Ablation studies in FLAT demonstrate that replacing global quaternion orientation with ray-centric residuals increases PSNR by over 11 dB, enabling the model to escape degenerate output regimes and achieve high-fidelity surface generation.
| Experiment | Rotation Type | PSNR (RE10K) | SSIM | LPIPS |
|---|---|---|---|---|
| Global (world) | Single quaternion | <10 | <0.40 | >0.40 |
| Ray-centered residual | (θ,ϕ,ψ) about anchor | 21.45 | 0.710 | 0.245 |
6. Applications and Impact
Ray-centered triangle parameterization has become essential in several domains:
- Feedforward Scene Generation: Direct decoding from compact video diffusion or other latent representations to explicit triangle splats fundamentally relies on robust local orientation models for geometric accuracy and image-space coverage (Kupyn et al., 23 Jun 2026).
- Real-Time Ray Simulation: High-throughput, dynamic LiDAR simulation leverages emitter-centric parameterization for efficient per-triangle, per-ray culling—enabling massive performance gains over traditional acceleration-structure-based approaches (Gajmer et al., 11 May 2026).
- Differentiable Rendering Pipelines: Explicitly representing surface-adjacent primitives using ray-anchored frames improves learning stability, especially relevant when associating geometry to learned latent codes.
7. Limitations and Future Directions
While ray-centered parameterization is intrinsically suited to camera- and emitter-centric processing, it is inherently local and may not capture global scene coherence without additional constraints or regularization. In simulation contexts, scene-wide topological consistency depends on post-hoc refinement steps or merging strategies. A plausible implication is that hybrid approaches blending global and local parameterizations may further improve overall performance or enable richer downstream simulation capabilities, especially where real-time and offline requirements coexist.

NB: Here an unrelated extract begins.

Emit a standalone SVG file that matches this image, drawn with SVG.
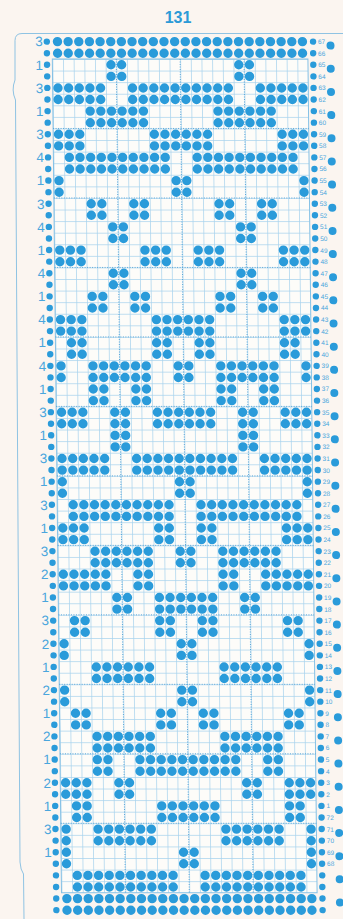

Future research may investigate extensions to higher-order primitives, more expressive local frames, or improved fusion with hierarchical scene representations. The systematic methodology developed in FLAT and GRCA provides a foundation for further advances in efficient surface-centric generative modeling and real-time emitter-based simulation (Kupyn et al., 23 Jun 2026, Gajmer et al., 11 May 2026).